Regardless, it is unnecessary to consider whether committing robbery while armed with a deadly weapon elevates it to an even more violent "crime of violence" than simple robbery. Adopting Petitioner's argument would not alter the Court's ultimate conclusion, as the Court finds that even simple robbery in New Mexico qualifies as a "crime of violence" under the elements clause of the guidelines, as discussed above. The Court therefore declines to reach a conclusion regarding that objection to the Magistrate Judge's PFRD, as it has no bearing on the disposition of Petitioner's Motion.
Petitioner's prior offense of armed robbery remains a crime of violence under the sentencing guidelines irrespective of the residual clause.
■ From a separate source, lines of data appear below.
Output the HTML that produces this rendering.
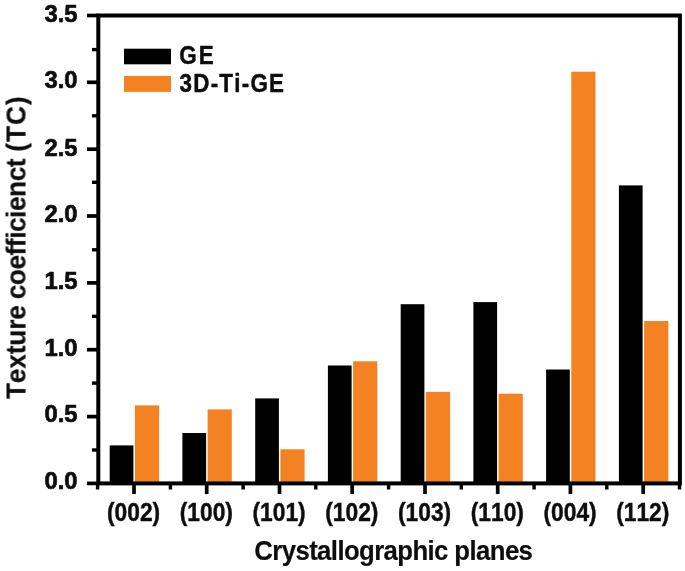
<!DOCTYPE html>
<html><head><meta charset="utf-8"><title>Texture coefficient chart</title>
<style>html,body{margin:0;padding:0;background:#fff;}svg{display:block}text{font-family:"Liberation Sans",Arial,Helvetica,sans-serif;font-weight:bold;font-kerning:none;fill:#0a0a0a;stroke:#0a0a0a;stroke-width:0.4;stroke-linejoin:round}</style></head><body>
<svg width="685" height="571" viewBox="0 0 685 571">
<defs><filter id="soft" x="0" y="0" width="685" height="571" filterUnits="userSpaceOnUse"><feGaussianBlur stdDeviation="0.45"/></filter></defs>
<rect width="685" height="571" fill="#fff"/>
<g filter="url(#soft)">
<rect x="109.7" y="445.4" width="23.7" height="38.0" fill="#060606"/>
<rect x="134.9" y="405.4" width="24.2" height="78.0" fill="#f58220"/>
<rect x="182.4" y="433.0" width="23.7" height="50.4" fill="#060606"/>
<rect x="207.6" y="409.4" width="24.2" height="74.0" fill="#f58220"/>
<rect x="255.2" y="398.4" width="23.7" height="85.0" fill="#060606"/>
<rect x="280.4" y="449.3" width="24.2" height="34.1" fill="#f58220"/>
<rect x="327.9" y="365.5" width="23.7" height="117.9" fill="#060606"/>
<rect x="353.1" y="361.3" width="24.2" height="122.1" fill="#f58220"/>
<rect x="400.7" y="304.2" width="23.7" height="179.2" fill="#060606"/>
<rect x="425.9" y="391.9" width="24.2" height="91.5" fill="#f58220"/>
<rect x="473.4" y="302.1" width="23.7" height="181.3" fill="#060606"/>
<rect x="498.6" y="393.7" width="24.2" height="89.7" fill="#f58220"/>
<rect x="546.1" y="369.5" width="23.7" height="113.9" fill="#060606"/>
<rect x="571.3" y="71.7" width="24.2" height="411.7" fill="#f58220"/>
<rect x="618.9" y="185.4" width="23.7" height="298.0" fill="#060606"/>
<rect x="644.1" y="321.0" width="24.2" height="162.4" fill="#f58220"/>
<rect x="98.3" y="15.5" width="581.6" height="467.9" fill="none" stroke="#060606" stroke-width="4.0"/>
<line x1="87" x2="98.3" y1="483.4" y2="483.4" stroke="#060606" stroke-width="3.7"/>
<text transform="translate(77.60 489.07) scale(0.96 1)" font-size="24.8" text-anchor="end" style="stroke-width:0.7">0.0</text>
<line x1="92" x2="98.3" y1="450.0" y2="450.0" stroke="#060606" stroke-width="3.4"/>
<line x1="87" x2="98.3" y1="416.6" y2="416.6" stroke="#060606" stroke-width="3.7"/>
<text transform="translate(77.60 422.40) scale(0.96 1)" font-size="24.8" text-anchor="end" style="stroke-width:0.7">0.5</text>
<line x1="92" x2="98.3" y1="383.1" y2="383.1" stroke="#060606" stroke-width="3.4"/>
<line x1="87" x2="98.3" y1="349.7" y2="349.7" stroke="#060606" stroke-width="3.7"/>
<text transform="translate(77.60 355.72) scale(0.96 1)" font-size="24.8" text-anchor="end" style="stroke-width:0.7">1.0</text>
<line x1="92" x2="98.3" y1="316.3" y2="316.3" stroke="#060606" stroke-width="3.4"/>
<line x1="87" x2="98.3" y1="282.9" y2="282.9" stroke="#060606" stroke-width="3.7"/>
<text transform="translate(77.60 289.04) scale(0.96 1)" font-size="24.8" text-anchor="end" style="stroke-width:0.7">1.5</text>
<line x1="92" x2="98.3" y1="249.8" y2="249.8" stroke="#060606" stroke-width="3.4"/>
<line x1="87" x2="98.3" y1="216.0" y2="216.0" stroke="#060606" stroke-width="3.7"/>
<text transform="translate(77.60 222.36) scale(0.96 1)" font-size="24.8" text-anchor="end" style="stroke-width:0.7">2.0</text>
<line x1="92" x2="98.3" y1="182.3" y2="182.3" stroke="#060606" stroke-width="3.4"/>
<line x1="87" x2="98.3" y1="149.2" y2="149.2" stroke="#060606" stroke-width="3.7"/>
<text transform="translate(77.60 155.68) scale(0.96 1)" font-size="24.8" text-anchor="end" style="stroke-width:0.7">2.5</text>
<line x1="92" x2="98.3" y1="115.8" y2="115.8" stroke="#060606" stroke-width="3.4"/>
<line x1="87" x2="98.3" y1="82.3" y2="82.3" stroke="#060606" stroke-width="3.7"/>
<text transform="translate(77.60 88.24) scale(0.96 1)" font-size="24.8" text-anchor="end" style="stroke-width:0.7">3.0</text>
<line x1="92" x2="98.3" y1="49.6" y2="49.6" stroke="#060606" stroke-width="3.4"/>
<line x1="87" x2="98.3" y1="15.5" y2="15.5" stroke="#060606" stroke-width="3.7"/>
<text transform="translate(77.60 21.90) scale(0.96 1)" font-size="24.8" text-anchor="end" style="stroke-width:0.7">3.5</text>
<line x1="134.0" x2="134.0" y1="483.4" y2="494" stroke="#060606" stroke-width="3.7"/>
<text transform="translate(133.60 521.40) scale(0.89 1)" font-size="25.6" text-anchor="middle">(002)</text>
<line x1="206.7" x2="206.7" y1="483.4" y2="494" stroke="#060606" stroke-width="3.7"/>
<text transform="translate(206.34 521.40) scale(0.89 1)" font-size="25.6" text-anchor="middle">(100)</text>
<line x1="279.5" x2="279.5" y1="483.4" y2="494" stroke="#060606" stroke-width="3.7"/>
<text transform="translate(279.08 521.40) scale(0.89 1)" font-size="25.6" text-anchor="middle">(101)</text>
<line x1="352.2" x2="352.2" y1="483.4" y2="494" stroke="#060606" stroke-width="3.7"/>
<text transform="translate(351.82 521.40) scale(0.89 1)" font-size="25.6" text-anchor="middle">(102)</text>
<line x1="425.0" x2="425.0" y1="483.4" y2="494" stroke="#060606" stroke-width="3.7"/>
<text transform="translate(424.56 521.40) scale(0.89 1)" font-size="25.6" text-anchor="middle">(103)</text>
<line x1="497.7" x2="497.7" y1="483.4" y2="494" stroke="#060606" stroke-width="3.7"/>
<text transform="translate(497.30 521.40) scale(0.89 1)" font-size="25.6" text-anchor="middle">(110)</text>
<line x1="570.4" x2="570.4" y1="483.4" y2="494" stroke="#060606" stroke-width="3.7"/>
<text transform="translate(570.04 521.40) scale(0.89 1)" font-size="25.6" text-anchor="middle">(004)</text>
<line x1="643.2" x2="643.2" y1="483.4" y2="494" stroke="#060606" stroke-width="3.7"/>
<text transform="translate(642.78 521.40) scale(0.89 1)" font-size="25.6" text-anchor="middle">(112)</text>
<line x1="97.6" x2="97.6" y1="483.4" y2="489.5" stroke="#060606" stroke-width="3.4"/>
<line x1="170.4" x2="170.4" y1="483.4" y2="489.5" stroke="#060606" stroke-width="3.4"/>
<line x1="243.1" x2="243.1" y1="483.4" y2="489.5" stroke="#060606" stroke-width="3.4"/>
<line x1="315.8" x2="315.8" y1="483.4" y2="489.5" stroke="#060606" stroke-width="3.4"/>
<line x1="388.6" x2="388.6" y1="483.4" y2="489.5" stroke="#060606" stroke-width="3.4"/>
<line x1="461.3" x2="461.3" y1="483.4" y2="489.5" stroke="#060606" stroke-width="3.4"/>
<line x1="534.1" x2="534.1" y1="483.4" y2="489.5" stroke="#060606" stroke-width="3.4"/>
<line x1="606.8" x2="606.8" y1="483.4" y2="489.5" stroke="#060606" stroke-width="3.4"/>
<line x1="679.5" x2="679.5" y1="483.4" y2="489.5" stroke="#060606" stroke-width="3.4"/>
<rect x="124" y="48.7" width="47" height="15.6" fill="#060606"/>
<rect x="124" y="75.9" width="47" height="16" fill="#f58220"/>
<text transform="translate(179.20 64.20) scale(0.9 1)" font-size="24.9" text-anchor="start" textLength="38.4" lengthAdjust="spacing">GE</text>
<text transform="translate(179.60 92.00) scale(0.9 1)" font-size="24.9" text-anchor="start" textLength="116.0" lengthAdjust="spacing">3D-Ti-GE</text>
<text transform="translate(254.30 559.80) scale(0.926 1)" font-size="27.8" text-anchor="start" textLength="300.9" lengthAdjust="spacing" style="stroke-width:0.15">Crystallographic planes</text>
<text transform="translate(25.5 399.0) rotate(-90) scale(0.9247 1)" font-size="28.3" style="stroke-width:0.2"><tspan x="0" letter-spacing="-0.12">Texture </tspan><tspan x="107.93" letter-spacing="-0.454">coefficienct </tspan><tspan x="267.55" letter-spacing="1.027">(TC)</tspan></text>
</g></svg></body></html>
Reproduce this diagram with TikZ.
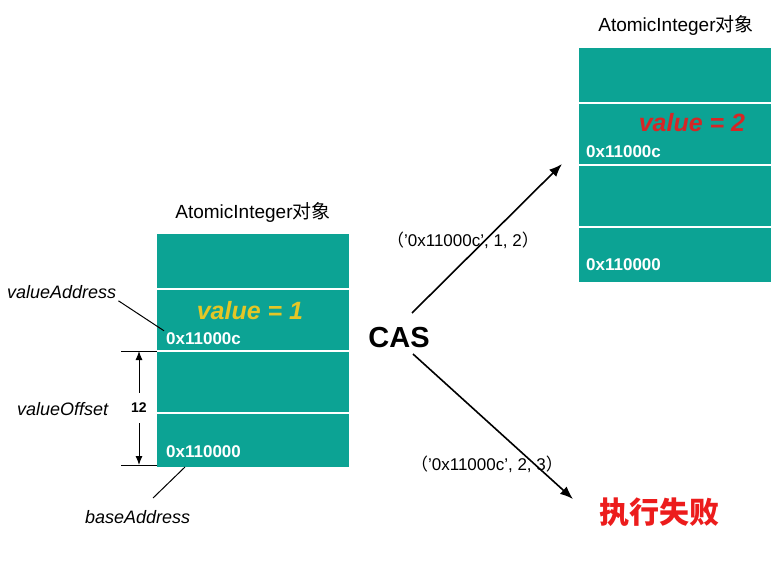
\documentclass[tikz,border=0pt]{standalone}
\usepackage{fontspec}
\setmainfont{Liberation Sans}
\newfontfamily\cjk{Noto Sans CJK SC}
\usetikzlibrary{arrows.meta}
\tikzset{>={Latex[length=13pt,width=10pt]}}
\definecolor{cellteal}{RGB}{12,163,148}
\definecolor{valyellow}{RGB}{228,198,38}
\definecolor{valred}{RGB}{214,38,38}
\definecolor{failred}{RGB}{236,28,28}
\tikzset{
  cell/.style={rectangle, fill=cellteal, minimum width=192pt, anchor=north west, inner sep=0pt, outer sep=0pt},
  addr/.style={anchor=west, text=white, font=\fontsize{17}{20}\selectfont\bfseries, inner sep=2pt},
  objtitle/.style={font=\fontsize{19}{22}\selectfont},
  val/.style={font=\fontsize{25}{28}\selectfont\bfseries\itshape},
  ital/.style={anchor=west, font=\fontsize{18}{21}\selectfont\itshape, inner sep=2pt},
  call/.style={font=\fontsize{17}{20}\selectfont},
}
\begin{document}
\begin{tikzpicture}[x=1pt,y=-1pt]
  \useasboundingbox (0,0) rectangle (779,570);
  % left object
  \node[objtitle] (ltitle) at (253,212) {AtomicInteger{\cjk 对象}};
  \node[cell, minimum height=54pt] (l1) at (157,234) {};
  \node[cell, minimum height=60pt] (l2) at (157,290) {};
  \node[cell, minimum height=60pt] (l3) at (157,352) {};
  \node[cell, minimum height=53pt] (l4) at (157,414) {};
  \node[val, text=valyellow] (lval) at (250,311) {value = 1};
  \node[addr] (laddr) at (164,339) {0x11000c};
  \node[addr] (lbase) at (164,452) {0x110000};
  % labels on the left
  \node[ital] (vaddr) at (5,292) {valueAddress};
  \node[ital] (voff) at (15,409) {valueOffset};
  \node[ital] (baddr) at (83,517) {baseAddress};
  \coordinate (offTop) at (139,351);
  \coordinate (offBot) at (139,465);
  \draw[line width=1pt] (offTop) ++(-18,0) -- ++(36,0);
  \draw[line width=1pt] (offBot) ++(-18,0) -- ++(36,0);
  \draw[<->, line width=1pt, >={Latex[length=9pt,width=7pt]}] (offTop) -- node[fill=white, inner xsep=1pt, inner ysep=10pt, font=\fontsize{14}{16}\selectfont\bfseries] (off) {12} (offBot);
  \draw[line width=1pt] (vaddr.south east) -- (laddr.north west);
  \coordinate (bLeadA) at (185,467);
  \coordinate (bLeadB) at (153,498);
  \draw[line width=1pt] (bLeadA) -- (bLeadB);
  % CAS and the two calls
  \node[font=\fontsize{29}{32}\selectfont\bfseries] (cas) at (399,338) {CAS};
  \coordinate (okFrom) at (412,313);
  \coordinate (okTo) at (562,164);
  \coordinate (failFrom) at (413,354);
  \coordinate (failTo) at (573,499);
  \draw[->, line width=1.6pt] (okFrom) -- (okTo);
  \draw[->, line width=1.6pt] (failFrom) -- (failTo);
  \node[call] (okcall) at (463,240) {{\cjk （}’0x11000c’, 1, 2{\cjk ）}};
  \node[call] (failcall) at (487,464) {{\cjk （}’0x11000c’, 2, 3{\cjk ）}};
  % right object
  \node[objtitle] (rtitle) at (676,25) {AtomicInteger{\cjk 对象}};
  \node[cell, minimum height=54pt] (r1) at (579,48) {};
  \node[cell, minimum height=60pt] (r2) at (579,104) {};
  \node[cell, minimum height=60pt] (r3) at (579,166) {};
  \node[cell, minimum height=54pt] (r4) at (579,228) {};
  \node[val, text=valred] (rval) at (692,123) {value = 2};
  \node[addr] (raddr) at (584,152) {0x11000c};
  \node[addr] (rbase) at (584,265) {0x110000};
  \node[font=\fontsize{30}{34}\selectfont\cjk\bfseries, text=failred] (fail) at (659,512) {执行失败};
\end{tikzpicture}
\end{document}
Therefore, even post-Johnson II, Petitioner's criminal history satisfies the requirements of the career offender enhancement under U.S.S.G. § 4B1.4(b).
The Court must issue or deny a certificate of appealability (COA) when it enters a final order adverse to the applicant. A COA should issue "only if the applicant has made a substantial showing of the denial of a constitutional right." 28 U.S.C. § 2253(c)(2). An applicant can satisfy this standard by demonstrating that the issues raised are debatable among jurists, a court could resolve the issues differently, or the questions deserve further proceedings. Slack v. McDaniel, 529 U.S. 473, 483-84 (2000). After considering the issues raised and their disposition, the Court will deny a COA.